Collected material:

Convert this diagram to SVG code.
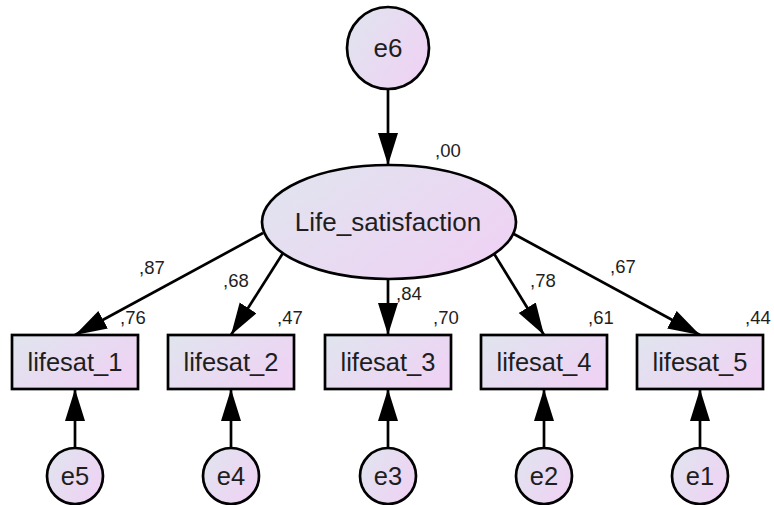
<svg xmlns="http://www.w3.org/2000/svg" width="774" height="505" viewBox="0 0 774 505">
  <defs>
    <linearGradient id="fillGrad" x1="0" y1="0" x2="1" y2="0.6">
      <stop offset="0" stop-color="#e0e5ee"/>
      <stop offset="1" stop-color="#eed3f4"/>
    </linearGradient>
    <marker id="arrow" markerUnits="userSpaceOnUse" markerWidth="34" markerHeight="22" refX="32" refY="10" orient="auto" viewBox="0 0 34 22">
      <path d="M0,0 L32,10 L0,20 z" fill="#000"/>
    </marker>
    <style>
      .shape { fill: url(#fillGrad); stroke: #000; stroke-width: 2.7; }
      .path { stroke: #000; stroke-width: 2.7; fill: none; marker-end: url(#arrow); }
      .name { font-family: "Liberation Sans", Arial, sans-serif; font-size: 25.5px; fill: #1e1e1e; text-anchor: middle; }
      .big { font-size: 26px; }
      .est { font-family: "Liberation Sans", Arial, sans-serif; font-size: 18.5px; fill: #1e1e1e; }
    </style>
  </defs>

  <rect width="774" height="505" fill="#fff"/>

  <!-- regression and error paths -->
  <g id="connectors">
    <line class="path" x1="388" y1="89" x2="388" y2="165"/>
    <line class="path" x1="263" y1="233" x2="75" y2="335"/>
    <line class="path" x1="283" y1="253" x2="231" y2="335"/>
    <line class="path" x1="388" y1="279" x2="388" y2="335"/>
    <line class="path" x1="493" y1="252" x2="544" y2="335"/>
    <line class="path" x1="512" y1="233" x2="700" y2="335"/>
    <line class="path" x1="75" y1="448" x2="75" y2="389"/>
    <line class="path" x1="231" y1="448" x2="231" y2="389"/>
    <line class="path" x1="388" y1="448" x2="388" y2="389"/>
    <line class="path" x1="544" y1="448" x2="544" y2="389"/>
    <line class="path" x1="700" y1="448" x2="700" y2="389"/>
  </g>

  <!-- latent variable and its disturbance -->
  <g id="e6">
    <circle class="shape" cx="388" cy="48" r="41"/>
    <text class="name big" x="388" y="57">e6</text>
  </g>
  <g id="life_satisfaction">
    <ellipse class="shape" cx="389" cy="222" rx="127" ry="57"/>
    <text class="name big" x="388" y="231">Life_satisfaction</text>
  </g>

  <!-- observed indicators -->
  <g id="lifesat_1">
    <rect class="shape" x="12" y="335" width="126" height="54"/>
    <text class="name" x="75" y="371">lifesat_1</text>
  </g>
  <g id="lifesat_2">
    <rect class="shape" x="168" y="335" width="126" height="54"/>
    <text class="name" x="231" y="371">lifesat_2</text>
  </g>
  <g id="lifesat_3">
    <rect class="shape" x="325" y="335" width="126" height="54"/>
    <text class="name" x="388" y="371">lifesat_3</text>
  </g>
  <g id="lifesat_4">
    <rect class="shape" x="481" y="335" width="126" height="54"/>
    <text class="name" x="544" y="371">lifesat_4</text>
  </g>
  <g id="lifesat_5">
    <rect class="shape" x="637" y="335" width="126" height="54"/>
    <text class="name" x="700" y="371">lifesat_5</text>
  </g>

  <!-- measurement errors -->
  <g id="e5">
    <circle class="shape" cx="75" cy="476" r="28"/>
    <text class="name" x="75" y="485">e5</text>
  </g>
  <g id="e4">
    <circle class="shape" cx="231" cy="476" r="28"/>
    <text class="name" x="231" y="485">e4</text>
  </g>
  <g id="e3">
    <circle class="shape" cx="388" cy="476" r="28"/>
    <text class="name" x="388" y="485">e3</text>
  </g>
  <g id="e2">
    <circle class="shape" cx="544" cy="476" r="28"/>
    <text class="name" x="544" y="485">e2</text>
  </g>
  <g id="e1">
    <circle class="shape" cx="700" cy="476" r="28"/>
    <text class="name" x="700" y="485">e1</text>
  </g>

  <!-- standardized estimates -->
  <g id="estimates">
    <text class="est" x="435" y="157">,00</text>
    <text class="est" x="139" y="274">,87</text>
    <text class="est" x="223" y="287">,68</text>
    <text class="est" x="396" y="300">,84</text>
    <text class="est" x="530" y="287">,78</text>
    <text class="est" x="610" y="273">,67</text>
    <text class="est" x="120" y="324">,76</text>
    <text class="est" x="277" y="324">,47</text>
    <text class="est" x="433" y="324">,70</text>
    <text class="est" x="588" y="324">,61</text>
    <text class="est" x="745" y="324">,44</text>
  </g>
</svg>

Required work:
Repeat the full listing above exactly, with no pictures in the copy.

The result:
Convert this diagram to SVG code.
<svg xmlns="http://www.w3.org/2000/svg" width="774" height="505" viewBox="0 0 774 505">
  <defs>
    <linearGradient id="fillGrad" x1="0" y1="0" x2="1" y2="0.6">
      <stop offset="0" stop-color="#e0e5ee"/>
      <stop offset="1" stop-color="#eed3f4"/>
    </linearGradient>
    <marker id="arrow" markerUnits="userSpaceOnUse" markerWidth="34" markerHeight="22" refX="32" refY="10" orient="auto" viewBox="0 0 34 22">
      <path d="M0,0 L32,10 L0,20 z" fill="#000"/>
    </marker>
    <style>
      .shape { fill: url(#fillGrad); stroke: #000; stroke-width: 2.7; }
      .path { stroke: #000; stroke-width: 2.7; fill: none; marker-end: url(#arrow); }
      .name { font-family: "Liberation Sans", Arial, sans-serif; font-size: 25.5px; fill: #1e1e1e; text-anchor: middle; }
      .big { font-size: 26px; }
      .est { font-family: "Liberation Sans", Arial, sans-serif; font-size: 18.5px; fill: #1e1e1e; }
    </style>
  </defs>

  <rect width="774" height="505" fill="#fff"/>

  <!-- regression and error paths -->
  <g id="connectors">
    <line class="path" x1="388" y1="89" x2="388" y2="165"/>
    <line class="path" x1="263" y1="233" x2="75" y2="335"/>
    <line class="path" x1="283" y1="253" x2="231" y2="335"/>
    <line class="path" x1="388" y1="279" x2="388" y2="335"/>
    <line class="path" x1="493" y1="252" x2="544" y2="335"/>
    <line class="path" x1="512" y1="233" x2="700" y2="335"/>
    <line class="path" x1="75" y1="448" x2="75" y2="389"/>
    <line class="path" x1="231" y1="448" x2="231" y2="389"/>
    <line class="path" x1="388" y1="448" x2="388" y2="389"/>
    <line class="path" x1="544" y1="448" x2="544" y2="389"/>
    <line class="path" x1="700" y1="448" x2="700" y2="389"/>
  </g>

  <!-- latent variable and its disturbance -->
  <g id="e6">
    <circle class="shape" cx="388" cy="48" r="41"/>
    <text class="name big" x="388" y="57">e6</text>
  </g>
  <g id="life_satisfaction">
    <ellipse class="shape" cx="389" cy="222" rx="127" ry="57"/>
    <text class="name big" x="388" y="231">Life_satisfaction</text>
  </g>

  <!-- observed indicators -->
  <g id="lifesat_1">
    <rect class="shape" x="12" y="335" width="126" height="54"/>
    <text class="name" x="75" y="371">lifesat_1</text>
  </g>
  <g id="lifesat_2">
    <rect class="shape" x="168" y="335" width="126" height="54"/>
    <text class="name" x="231" y="371">lifesat_2</text>
  </g>
  <g id="lifesat_3">
    <rect class="shape" x="325" y="335" width="126" height="54"/>
    <text class="name" x="388" y="371">lifesat_3</text>
  </g>
  <g id="lifesat_4">
    <rect class="shape" x="481" y="335" width="126" height="54"/>
    <text class="name" x="544" y="371">lifesat_4</text>
  </g>
  <g id="lifesat_5">
    <rect class="shape" x="637" y="335" width="126" height="54"/>
    <text class="name" x="700" y="371">lifesat_5</text>
  </g>

  <!-- measurement errors -->
  <g id="e5">
    <circle class="shape" cx="75" cy="476" r="28"/>
    <text class="name" x="75" y="485">e5</text>
  </g>
  <g id="e4">
    <circle class="shape" cx="231" cy="476" r="28"/>
    <text class="name" x="231" y="485">e4</text>
  </g>
  <g id="e3">
    <circle class="shape" cx="388" cy="476" r="28"/>
    <text class="name" x="388" y="485">e3</text>
  </g>
  <g id="e2">
    <circle class="shape" cx="544" cy="476" r="28"/>
    <text class="name" x="544" y="485">e2</text>
  </g>
  <g id="e1">
    <circle class="shape" cx="700" cy="476" r="28"/>
    <text class="name" x="700" y="485">e1</text>
  </g>

  <!-- standardized estimates -->
  <g id="estimates">
    <text class="est" x="435" y="157">,00</text>
    <text class="est" x="139" y="274">,87</text>
    <text class="est" x="223" y="287">,68</text>
    <text class="est" x="396" y="300">,84</text>
    <text class="est" x="530" y="287">,78</text>
    <text class="est" x="610" y="273">,67</text>
    <text class="est" x="120" y="324">,76</text>
    <text class="est" x="277" y="324">,47</text>
    <text class="est" x="433" y="324">,70</text>
    <text class="est" x="588" y="324">,61</text>
    <text class="est" x="745" y="324">,44</text>
  </g>
</svg>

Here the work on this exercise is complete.